* [SHORT PROBLEM]:
Retype the lines beneath this one, from the first through the line containing "(ds) at (446,1047)". Pictures are left out.

* [RECORDS FOR THIS EXERCISE]:

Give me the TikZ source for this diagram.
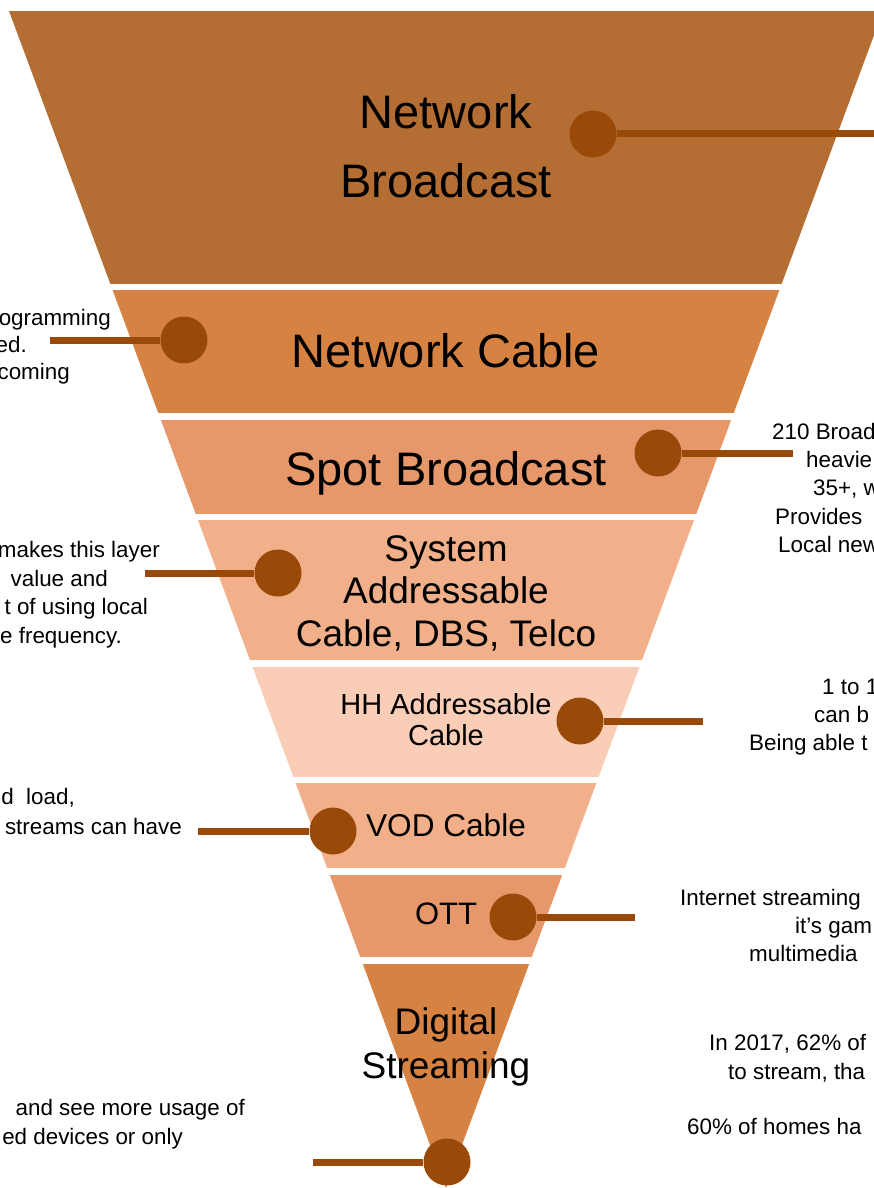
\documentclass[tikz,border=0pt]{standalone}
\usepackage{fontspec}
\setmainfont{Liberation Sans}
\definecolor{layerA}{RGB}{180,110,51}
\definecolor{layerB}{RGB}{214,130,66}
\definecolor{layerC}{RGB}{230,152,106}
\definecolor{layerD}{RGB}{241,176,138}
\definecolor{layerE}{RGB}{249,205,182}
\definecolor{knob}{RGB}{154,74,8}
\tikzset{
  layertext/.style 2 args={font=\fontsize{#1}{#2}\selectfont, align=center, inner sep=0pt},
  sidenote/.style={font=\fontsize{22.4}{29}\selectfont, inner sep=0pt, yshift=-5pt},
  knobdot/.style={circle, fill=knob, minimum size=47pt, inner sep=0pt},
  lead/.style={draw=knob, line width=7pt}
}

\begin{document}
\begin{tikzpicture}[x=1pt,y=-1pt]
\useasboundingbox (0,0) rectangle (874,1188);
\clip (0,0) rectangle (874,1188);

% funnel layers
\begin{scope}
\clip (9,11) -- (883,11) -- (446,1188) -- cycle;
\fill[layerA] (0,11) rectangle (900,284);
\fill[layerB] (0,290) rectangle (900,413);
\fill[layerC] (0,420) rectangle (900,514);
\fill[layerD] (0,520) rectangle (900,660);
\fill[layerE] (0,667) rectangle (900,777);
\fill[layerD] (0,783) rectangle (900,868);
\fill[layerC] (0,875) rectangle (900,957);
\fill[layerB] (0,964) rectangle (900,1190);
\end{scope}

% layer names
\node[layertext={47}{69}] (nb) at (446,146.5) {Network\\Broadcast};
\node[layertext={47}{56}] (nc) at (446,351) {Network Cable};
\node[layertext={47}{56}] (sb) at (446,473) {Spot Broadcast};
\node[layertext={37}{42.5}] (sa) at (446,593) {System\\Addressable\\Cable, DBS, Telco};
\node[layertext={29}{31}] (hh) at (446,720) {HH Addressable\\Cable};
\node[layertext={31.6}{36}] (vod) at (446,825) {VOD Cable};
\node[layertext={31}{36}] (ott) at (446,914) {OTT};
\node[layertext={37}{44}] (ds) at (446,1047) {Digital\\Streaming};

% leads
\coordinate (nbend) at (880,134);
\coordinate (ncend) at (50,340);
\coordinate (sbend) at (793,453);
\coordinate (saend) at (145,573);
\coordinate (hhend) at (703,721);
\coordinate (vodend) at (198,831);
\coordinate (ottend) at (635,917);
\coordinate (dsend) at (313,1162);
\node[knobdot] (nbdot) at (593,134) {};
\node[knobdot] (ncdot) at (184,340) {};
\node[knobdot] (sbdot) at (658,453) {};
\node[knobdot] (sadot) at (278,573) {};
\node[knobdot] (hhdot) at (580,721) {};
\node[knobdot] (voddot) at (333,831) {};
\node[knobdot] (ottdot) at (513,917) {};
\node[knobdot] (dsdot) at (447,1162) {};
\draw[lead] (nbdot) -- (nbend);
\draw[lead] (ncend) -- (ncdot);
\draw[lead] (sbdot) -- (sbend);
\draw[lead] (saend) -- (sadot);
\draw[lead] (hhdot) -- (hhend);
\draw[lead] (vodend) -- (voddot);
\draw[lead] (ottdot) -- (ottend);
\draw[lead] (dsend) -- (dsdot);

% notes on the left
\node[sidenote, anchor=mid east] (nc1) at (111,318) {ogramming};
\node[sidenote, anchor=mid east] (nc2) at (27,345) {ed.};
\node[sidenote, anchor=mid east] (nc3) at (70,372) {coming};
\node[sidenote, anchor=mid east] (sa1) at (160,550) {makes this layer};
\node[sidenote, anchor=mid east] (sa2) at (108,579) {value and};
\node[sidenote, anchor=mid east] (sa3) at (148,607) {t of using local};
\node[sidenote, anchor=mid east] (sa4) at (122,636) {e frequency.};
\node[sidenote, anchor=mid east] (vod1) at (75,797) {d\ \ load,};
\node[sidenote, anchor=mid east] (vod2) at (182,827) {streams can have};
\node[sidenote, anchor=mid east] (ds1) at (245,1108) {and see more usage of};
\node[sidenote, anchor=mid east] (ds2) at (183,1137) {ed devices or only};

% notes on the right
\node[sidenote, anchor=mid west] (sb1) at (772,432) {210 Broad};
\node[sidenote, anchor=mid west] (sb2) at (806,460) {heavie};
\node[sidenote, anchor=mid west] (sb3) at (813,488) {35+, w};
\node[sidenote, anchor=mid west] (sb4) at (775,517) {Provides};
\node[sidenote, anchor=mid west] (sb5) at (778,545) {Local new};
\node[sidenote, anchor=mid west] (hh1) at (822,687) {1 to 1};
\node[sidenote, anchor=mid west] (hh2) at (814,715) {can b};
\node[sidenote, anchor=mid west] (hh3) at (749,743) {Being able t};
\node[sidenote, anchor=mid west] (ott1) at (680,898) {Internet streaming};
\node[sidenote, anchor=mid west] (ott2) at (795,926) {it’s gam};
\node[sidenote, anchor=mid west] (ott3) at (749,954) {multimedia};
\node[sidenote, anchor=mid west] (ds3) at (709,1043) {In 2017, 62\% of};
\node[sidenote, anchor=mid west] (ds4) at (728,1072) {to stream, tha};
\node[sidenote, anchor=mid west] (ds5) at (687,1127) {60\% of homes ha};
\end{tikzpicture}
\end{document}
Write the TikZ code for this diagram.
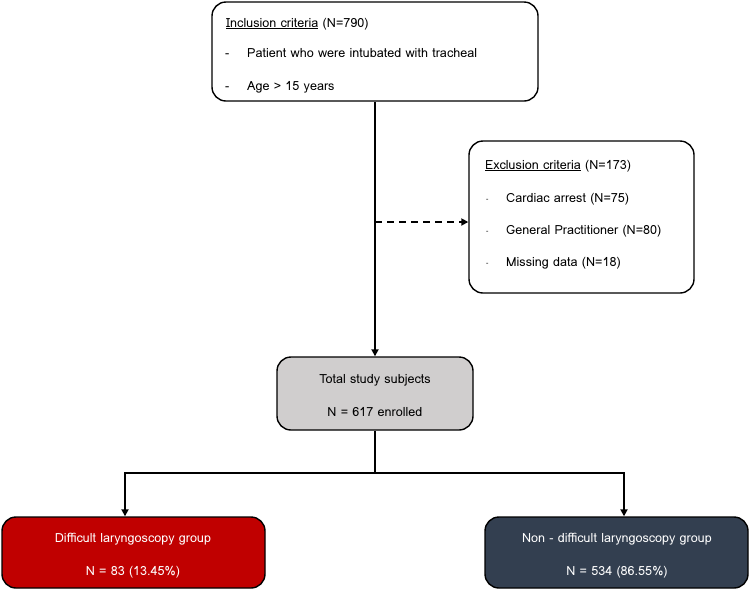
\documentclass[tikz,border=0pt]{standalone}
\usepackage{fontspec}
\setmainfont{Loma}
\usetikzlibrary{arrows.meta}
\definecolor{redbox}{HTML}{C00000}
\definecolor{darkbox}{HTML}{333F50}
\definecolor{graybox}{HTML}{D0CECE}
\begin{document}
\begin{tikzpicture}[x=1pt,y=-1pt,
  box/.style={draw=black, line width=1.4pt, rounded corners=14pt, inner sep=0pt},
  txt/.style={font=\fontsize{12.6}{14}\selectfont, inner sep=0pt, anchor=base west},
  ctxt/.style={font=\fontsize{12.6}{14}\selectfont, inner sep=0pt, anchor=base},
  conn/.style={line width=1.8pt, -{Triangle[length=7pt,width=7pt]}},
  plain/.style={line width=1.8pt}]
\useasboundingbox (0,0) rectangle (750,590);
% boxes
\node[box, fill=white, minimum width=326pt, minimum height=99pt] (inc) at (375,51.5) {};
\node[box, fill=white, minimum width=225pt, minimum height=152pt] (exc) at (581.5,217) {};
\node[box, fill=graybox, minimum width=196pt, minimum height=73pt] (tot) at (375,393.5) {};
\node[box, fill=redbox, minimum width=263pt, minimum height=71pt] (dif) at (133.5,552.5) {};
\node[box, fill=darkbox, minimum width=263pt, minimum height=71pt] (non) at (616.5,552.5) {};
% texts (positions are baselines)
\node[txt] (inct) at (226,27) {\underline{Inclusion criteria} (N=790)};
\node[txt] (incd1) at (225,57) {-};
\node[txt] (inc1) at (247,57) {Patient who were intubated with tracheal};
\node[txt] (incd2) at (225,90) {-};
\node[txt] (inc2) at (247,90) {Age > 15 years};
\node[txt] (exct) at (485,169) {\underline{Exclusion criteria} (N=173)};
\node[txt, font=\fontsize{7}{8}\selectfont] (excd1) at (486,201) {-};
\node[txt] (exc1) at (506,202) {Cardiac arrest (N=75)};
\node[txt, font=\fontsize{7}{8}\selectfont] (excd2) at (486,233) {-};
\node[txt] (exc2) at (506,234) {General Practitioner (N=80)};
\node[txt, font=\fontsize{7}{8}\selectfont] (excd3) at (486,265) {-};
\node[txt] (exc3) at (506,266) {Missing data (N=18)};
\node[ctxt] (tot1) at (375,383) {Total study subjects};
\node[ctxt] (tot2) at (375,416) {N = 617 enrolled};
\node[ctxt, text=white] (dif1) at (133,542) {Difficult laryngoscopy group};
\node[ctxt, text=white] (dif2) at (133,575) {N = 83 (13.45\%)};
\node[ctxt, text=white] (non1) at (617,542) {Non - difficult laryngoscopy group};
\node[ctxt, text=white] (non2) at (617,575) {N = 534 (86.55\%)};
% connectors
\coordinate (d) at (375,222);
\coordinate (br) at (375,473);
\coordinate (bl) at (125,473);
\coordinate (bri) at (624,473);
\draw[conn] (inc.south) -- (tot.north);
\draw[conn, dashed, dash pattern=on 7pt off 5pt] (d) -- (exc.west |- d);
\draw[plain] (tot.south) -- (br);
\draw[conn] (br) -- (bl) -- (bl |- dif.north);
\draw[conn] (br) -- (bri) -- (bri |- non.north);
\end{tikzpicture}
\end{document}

* [SOLUTION BELOW]:
Give me the TikZ source for this diagram.
\documentclass[tikz,border=0pt]{standalone}
\usepackage{fontspec}
\setmainfont{Liberation Sans}
\definecolor{layerA}{RGB}{180,110,51}
\definecolor{layerB}{RGB}{214,130,66}
\definecolor{layerC}{RGB}{230,152,106}
\definecolor{layerD}{RGB}{241,176,138}
\definecolor{layerE}{RGB}{249,205,182}
\definecolor{knob}{RGB}{154,74,8}
\tikzset{
  layertext/.style 2 args={font=\fontsize{#1}{#2}\selectfont, align=center, inner sep=0pt},
  sidenote/.style={font=\fontsize{22.4}{29}\selectfont, inner sep=0pt, yshift=-5pt},
  knobdot/.style={circle, fill=knob, minimum size=47pt, inner sep=0pt},
  lead/.style={draw=knob, line width=7pt}
}

\begin{document}
\begin{tikzpicture}[x=1pt,y=-1pt]
\useasboundingbox (0,0) rectangle (874,1188);
\clip (0,0) rectangle (874,1188);

% funnel layers
\begin{scope}
\clip (9,11) -- (883,11) -- (446,1188) -- cycle;
\fill[layerA] (0,11) rectangle (900,284);
\fill[layerB] (0,290) rectangle (900,413);
\fill[layerC] (0,420) rectangle (900,514);
\fill[layerD] (0,520) rectangle (900,660);
\fill[layerE] (0,667) rectangle (900,777);
\fill[layerD] (0,783) rectangle (900,868);
\fill[layerC] (0,875) rectangle (900,957);
\fill[layerB] (0,964) rectangle (900,1190);
\end{scope}

% layer names
\node[layertext={47}{69}] (nb) at (446,146.5) {Network\\Broadcast};
\node[layertext={47}{56}] (nc) at (446,351) {Network Cable};
\node[layertext={47}{56}] (sb) at (446,473) {Spot Broadcast};
\node[layertext={37}{42.5}] (sa) at (446,593) {System\\Addressable\\Cable, DBS, Telco};
\node[layertext={29}{31}] (hh) at (446,720) {HH Addressable\\Cable};
\node[layertext={31.6}{36}] (vod) at (446,825) {VOD Cable};
\node[layertext={31}{36}] (ott) at (446,914) {OTT};
\node[layertext={37}{44}] (ds) at (446,1047) {Digital\\Streaming};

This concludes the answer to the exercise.